I point all this out, not because I intend to spend a lot of time on semantic bickering about the Real Meaning of the term “capitalism,” or because I think that (say) the disagreements between libertarians and progressives can all be cleared away by showing that one of them is using “capitalism” in the first sense, while the other is really using “capitalism” in the second, third or fourth. Rather, I think the distinction is worth making precisely in order to avoid semantic bickering, and thus to get clear on where the areas of substantive disagreement, and the best topics for productive argument, actually are. A lot of time to get to the real argument you first need to be willing to say, “OK, well, I see that you are complaining about ‘capitalism’ in the sense of the corporate status quo, but that’s not what I mean to defend. What I’m defending is the free market, which is actually radically different from the status quo; no doubt you disagree with that too, but for different reasons; so let’s get on with that.”
And I point it out also — to come back to the bit about “Libertarian Anticapitalism,” with which I began this piece — because it is only once we have disentangled the distinct senses of the term “capitalism” that certain kinds of positions about market economies can begin to make sense. I have a self-interested motive here — for my own position is one that typically gets blanked out when one doesn’t break down this sort of distinction among different meanings of the term. That is, roughly, the position of the mutualist and individualist Anarchists — Pierre-Joseph Proudhon, Josiah Warren, Benjamin Tucker, Victor Yarros, Gertrude Kelly, Lysander Spooner, Voltairine de Cleyre, et al. In conventional debates over capitalism, we are usually offered two major positions — the position of the pro-capitalist Right, and the position of the state socialists. But both positions, in spite of their policy-level disagreement, have a very important economic claim in common: they typically take it more or less for granted that free markets, just as such, tend to produce capitalism in our third sense and our fourth. Call this the Capitalist Causal Hypothesis:
(CCH) If you have “capitalism” in sense 1 (an economy without intense, extensive, and ongoing government intervention), then you’ll naturally tend to get “capitalism” in senses 3 and 4 (large-scale concentrations of ownership, a for-profit corporate economy, a wage-labor system, etc.).
The pro-capitalist Right likes the outcome, and the state socialist does not, so the one uses it as a reason to endorse “capitalism” and the other as a reason to reject it. (Conventional liberals typically split the difference by calling for a mix of pro-business regulation and anti-business regulation, in order to get a properly managed form of capitalism, with political forces in place to countervail against its worse tendencies.) But what of those who reject the causal claim asserted by (CCH)?
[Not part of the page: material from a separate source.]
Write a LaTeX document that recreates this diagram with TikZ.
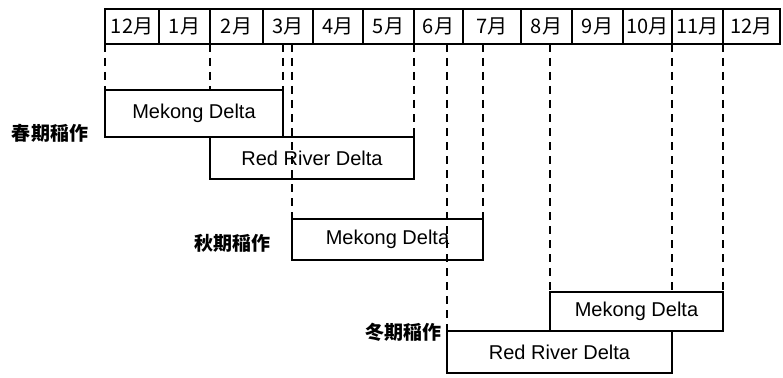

For an individualist like Tucker, “capitalism” in the sense of wage-labor and commercialism has been largely upheld, and sustained by “pro-business” government intervention, not by free market processes — in particular, by the economic structure created by Tucker’s Big Four monopolies and their modern descendents, by the funnelling of resources into the military-industrial complex, by trillion-dollar bail-outs and pervasive, intense hyperregulation of the economic prospects of the poor and marginalized. Thus, the argument goes, the natural tendency of the free market is actually anti-capitalistic, in the sense of knocking out the political privileges that hold up the economic status quo, of dissipating large-scale economic inequalities, undermining rather than entrenching monopolies, cartels, and accumulated fortunes, and freeing up workers to make independent livings through a rich set of non-corporate, grassroots alternatives to the corporate-capitalist economy (e.g. co-ops, worker-owned shops, independent contracting and homesteading, mutual aid associations, etc. etc. etc.). It is only in virtue of “capitalism” in the second sense, state capitalism or business privilege, that actually-existing capitalism, in the latter two senses, flourishes and grows.
Now, whether Tucker’s position (or mine) is the right one or the wrong one is of course a matter for considerable debate, and it will depend on laying out some conceptual issues and a lot of empirical evidence that I haven’t even begun to touch on in this post. But my first interest is that the position should be made intelligible, so that we can begin to discuss what would support the claim, or cut against it. Before you can debate whether or not a claim like (CCH) is true, you first have to establish that there really are two distinct terms on either side of the conditional operator, and that someone might either assert or deny that they are connected just like that. To be able to do that, it will help a lot to make it as clear as possible, in our terminology or at least in the process of our conversations, that “a free market” is not just the same thing as businessmen being left alone to do whatever they please; that it means ownership and economic freedom for everyone, and may well encompass forms that may look nothing like conventional corporate enterprises or business-as-usual today; that it is quite possible that many critics of “capitalism” may be pointing to very real social evils, while misdiagnosing the causes; and that many of the evils most commonly ascribed to “capitalism,” and thus blamed on the free market, really are not the results of market activities, but the results of “capitalism” in quite a different sense — in the sense of government-backed commerce and politically-enforced corporate privilege.